In the data, extract each line that holds the string "chart".
===== Collected material
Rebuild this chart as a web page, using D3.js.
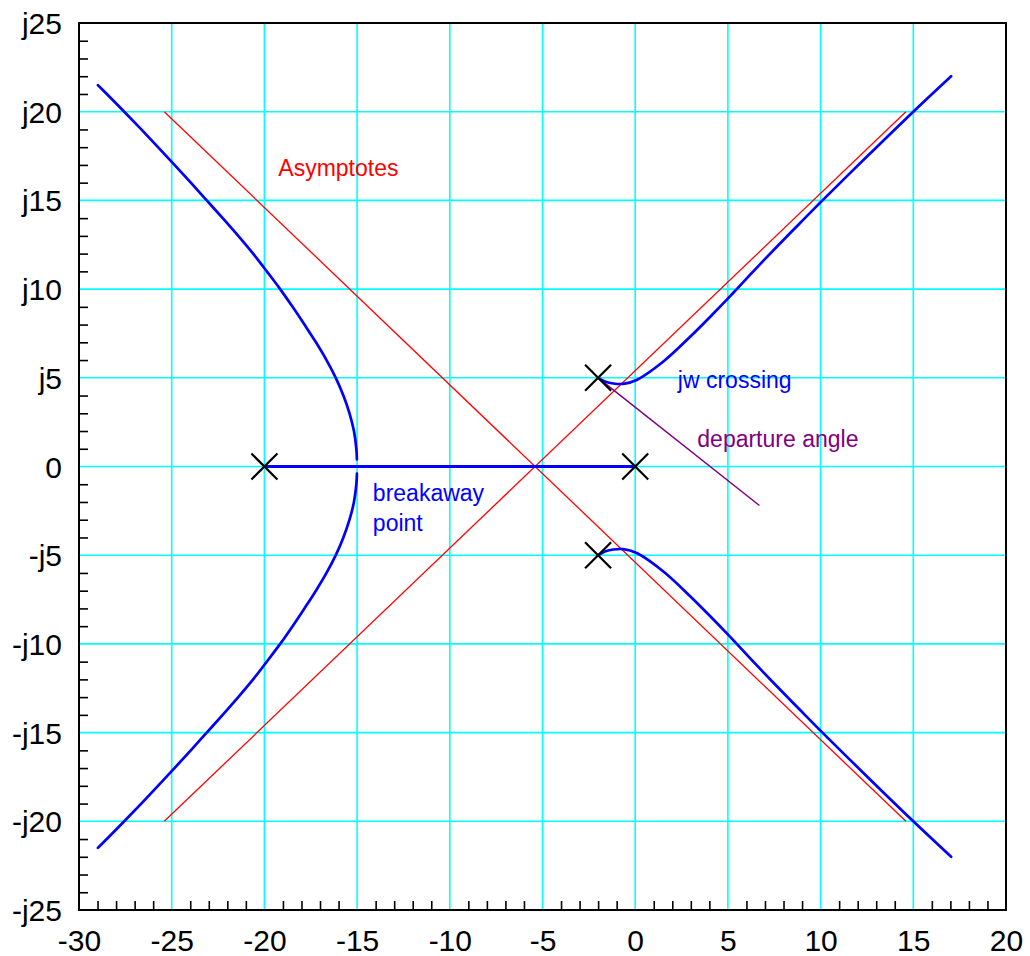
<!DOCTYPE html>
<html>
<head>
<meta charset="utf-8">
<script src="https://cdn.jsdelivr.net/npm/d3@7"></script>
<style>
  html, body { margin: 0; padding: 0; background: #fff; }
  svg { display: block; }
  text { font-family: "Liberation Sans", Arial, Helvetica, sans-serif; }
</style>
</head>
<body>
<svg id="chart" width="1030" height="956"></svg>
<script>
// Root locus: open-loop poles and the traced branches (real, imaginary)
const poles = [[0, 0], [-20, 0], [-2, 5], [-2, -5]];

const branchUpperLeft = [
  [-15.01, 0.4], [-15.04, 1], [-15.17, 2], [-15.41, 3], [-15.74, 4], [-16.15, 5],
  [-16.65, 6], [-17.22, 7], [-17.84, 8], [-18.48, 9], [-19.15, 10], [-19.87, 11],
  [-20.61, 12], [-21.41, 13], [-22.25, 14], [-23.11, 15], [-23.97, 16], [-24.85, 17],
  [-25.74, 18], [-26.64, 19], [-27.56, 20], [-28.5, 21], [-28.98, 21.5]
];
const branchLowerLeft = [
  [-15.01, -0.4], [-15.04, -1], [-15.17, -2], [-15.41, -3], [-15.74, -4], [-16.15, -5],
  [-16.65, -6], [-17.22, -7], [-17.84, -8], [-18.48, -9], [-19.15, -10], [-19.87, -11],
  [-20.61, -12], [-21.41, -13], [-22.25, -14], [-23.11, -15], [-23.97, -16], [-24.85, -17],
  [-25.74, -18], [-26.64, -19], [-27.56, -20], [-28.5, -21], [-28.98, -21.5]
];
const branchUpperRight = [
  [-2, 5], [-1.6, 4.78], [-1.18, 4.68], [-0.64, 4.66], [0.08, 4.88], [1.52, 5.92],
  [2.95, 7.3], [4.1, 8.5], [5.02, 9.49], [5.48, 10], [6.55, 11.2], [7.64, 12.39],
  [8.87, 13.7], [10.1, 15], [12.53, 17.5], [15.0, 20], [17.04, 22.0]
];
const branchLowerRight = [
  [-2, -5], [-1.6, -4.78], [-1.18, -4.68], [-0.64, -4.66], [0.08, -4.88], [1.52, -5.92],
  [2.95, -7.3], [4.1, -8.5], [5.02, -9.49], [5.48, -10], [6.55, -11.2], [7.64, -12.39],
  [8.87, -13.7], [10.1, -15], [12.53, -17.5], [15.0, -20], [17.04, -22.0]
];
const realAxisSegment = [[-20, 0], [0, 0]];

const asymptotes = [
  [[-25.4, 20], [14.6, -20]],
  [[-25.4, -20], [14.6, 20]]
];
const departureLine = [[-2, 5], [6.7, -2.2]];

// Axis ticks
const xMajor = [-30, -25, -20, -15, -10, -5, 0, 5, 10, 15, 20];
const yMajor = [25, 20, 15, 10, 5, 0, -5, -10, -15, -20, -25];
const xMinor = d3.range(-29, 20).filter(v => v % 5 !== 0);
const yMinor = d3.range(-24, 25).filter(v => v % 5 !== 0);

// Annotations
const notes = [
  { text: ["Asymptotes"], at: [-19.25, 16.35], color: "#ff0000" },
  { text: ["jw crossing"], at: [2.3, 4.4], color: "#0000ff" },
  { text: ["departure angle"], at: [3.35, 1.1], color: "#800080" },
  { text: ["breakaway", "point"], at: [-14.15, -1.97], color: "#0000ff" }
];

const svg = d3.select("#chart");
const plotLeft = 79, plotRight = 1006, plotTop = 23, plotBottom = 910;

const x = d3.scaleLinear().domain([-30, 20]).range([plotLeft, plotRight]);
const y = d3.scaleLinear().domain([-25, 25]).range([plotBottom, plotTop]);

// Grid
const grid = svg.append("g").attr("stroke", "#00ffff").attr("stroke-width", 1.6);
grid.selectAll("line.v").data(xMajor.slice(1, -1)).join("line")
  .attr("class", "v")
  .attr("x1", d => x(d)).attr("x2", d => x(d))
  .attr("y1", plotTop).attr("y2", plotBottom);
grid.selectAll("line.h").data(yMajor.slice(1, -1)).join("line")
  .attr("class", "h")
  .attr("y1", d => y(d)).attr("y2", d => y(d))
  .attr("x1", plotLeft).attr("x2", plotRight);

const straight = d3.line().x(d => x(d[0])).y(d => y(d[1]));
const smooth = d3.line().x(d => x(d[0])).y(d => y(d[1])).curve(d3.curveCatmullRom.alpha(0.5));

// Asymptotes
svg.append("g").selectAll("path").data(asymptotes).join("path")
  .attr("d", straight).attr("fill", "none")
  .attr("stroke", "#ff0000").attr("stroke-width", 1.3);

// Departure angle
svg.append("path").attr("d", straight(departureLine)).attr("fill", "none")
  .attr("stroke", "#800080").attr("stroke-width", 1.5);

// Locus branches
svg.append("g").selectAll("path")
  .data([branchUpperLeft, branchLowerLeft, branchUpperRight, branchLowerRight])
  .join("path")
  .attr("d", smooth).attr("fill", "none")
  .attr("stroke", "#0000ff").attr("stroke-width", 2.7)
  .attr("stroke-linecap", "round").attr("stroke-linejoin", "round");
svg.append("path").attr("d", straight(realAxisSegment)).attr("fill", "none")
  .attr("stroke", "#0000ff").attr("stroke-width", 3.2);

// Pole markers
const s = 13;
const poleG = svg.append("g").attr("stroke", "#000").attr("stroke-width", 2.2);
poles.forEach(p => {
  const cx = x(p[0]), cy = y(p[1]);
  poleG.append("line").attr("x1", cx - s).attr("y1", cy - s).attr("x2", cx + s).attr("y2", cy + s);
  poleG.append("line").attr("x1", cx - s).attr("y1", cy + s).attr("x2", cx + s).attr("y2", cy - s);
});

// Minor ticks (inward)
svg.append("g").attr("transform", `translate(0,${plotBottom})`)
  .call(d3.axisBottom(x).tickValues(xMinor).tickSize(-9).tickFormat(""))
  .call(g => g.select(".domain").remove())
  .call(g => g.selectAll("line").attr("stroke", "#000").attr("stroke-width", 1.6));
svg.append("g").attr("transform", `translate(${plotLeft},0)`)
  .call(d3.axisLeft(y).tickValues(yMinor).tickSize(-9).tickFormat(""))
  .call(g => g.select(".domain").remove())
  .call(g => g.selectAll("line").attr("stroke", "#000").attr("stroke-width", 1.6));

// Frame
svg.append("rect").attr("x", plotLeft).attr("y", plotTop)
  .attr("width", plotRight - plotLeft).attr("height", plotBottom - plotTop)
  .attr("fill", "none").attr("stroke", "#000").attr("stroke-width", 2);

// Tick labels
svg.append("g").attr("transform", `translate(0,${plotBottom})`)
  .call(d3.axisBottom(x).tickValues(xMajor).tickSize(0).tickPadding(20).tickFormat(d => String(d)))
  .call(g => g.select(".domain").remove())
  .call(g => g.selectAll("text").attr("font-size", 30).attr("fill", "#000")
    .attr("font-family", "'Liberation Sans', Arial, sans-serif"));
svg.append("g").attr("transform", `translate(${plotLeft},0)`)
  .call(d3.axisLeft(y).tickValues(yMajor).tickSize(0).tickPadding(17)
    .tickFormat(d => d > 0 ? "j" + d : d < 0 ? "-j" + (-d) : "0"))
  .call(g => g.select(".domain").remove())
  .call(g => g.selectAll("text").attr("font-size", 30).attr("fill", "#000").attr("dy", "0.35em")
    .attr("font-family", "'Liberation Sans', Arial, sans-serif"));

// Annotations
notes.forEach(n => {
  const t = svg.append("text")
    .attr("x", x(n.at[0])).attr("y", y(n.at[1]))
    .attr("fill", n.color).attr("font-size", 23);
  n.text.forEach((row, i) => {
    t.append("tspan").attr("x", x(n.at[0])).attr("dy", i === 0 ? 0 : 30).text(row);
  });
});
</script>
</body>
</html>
==========
▸ Worked answer:
Rebuild this chart as a web page, using D3.js.
<svg id="chart" width="1030" height="956"></svg>
const svg = d3.select("#chart");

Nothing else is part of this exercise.